Montanha - Rubem Braga

Sem título, Emiliano Di Cavalcanti - 1957
Montanha

Outro dia fui, à noite, a Santa Teresa, e ontem, à tarde, visitei um amigo na Clínica São Vicente. São raras, porém, minhas excursões pelas montanhas do Rio, por essa outra cidade — ou melhor, por essas outras cidades que há no Rio e dominam o Rio. Essas árvores antigas, esses muros imensos cercando o mistério dos parques e dos casarões, tudo isso tem um poder de beleza e de sossego.

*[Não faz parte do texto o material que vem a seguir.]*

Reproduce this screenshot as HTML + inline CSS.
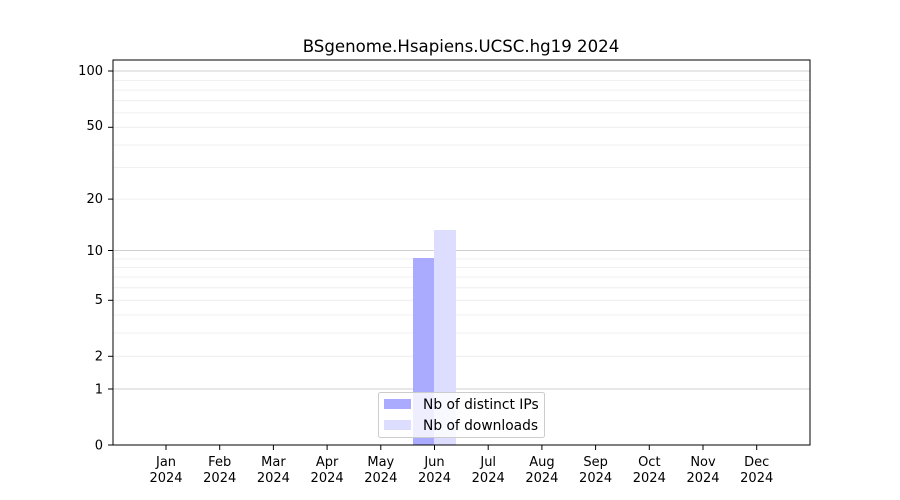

O ar é mais fino; as coisas sonham em um quiriri fidalgo, desdenhando os vagos ruídos que vêm lá de baixo, da cidade. Por um instante a gente imagina viver assim, fora de toda agitação vã, para pensar com mais sossego a vida.
Por um curto instante; e se uma tristeza me pegar aqui, uma tristeza me bater no fim da tarde ou no começo da madrugada? Odiarei, com certeza, essas árvores lentas, e minha angústia recuará até o fim do século passado — as melancolias imperiais são longas, tediosas, sufocantes, lentas. Adoecerei, com certeza, de tédio monárquico, e me aplicarão enormes sanguessugas negras e roxas, fecharão todas as janelas com longos panos pretos, haverá um cheiro de vela apagada e de remoto mofo, e receberei a extrema-unção de um padre gordo e lerdo de imensa batina desbotada. Homens pálidos, de luto, me enterrarão em uma cova demasiado úmida, e quando eu estiver bem defunto, no total escuro, vestido de preto, calçado com enormes botinas pretas, minha amada estará nadando em luz no Arpoador matinal, entre gaivotas e espumas, quase nua.


Rio, junho, 1959.

— Rubem Braga, no livro “Ai de ti, Copacabana”. Rio de Janeiro: Record, 2010.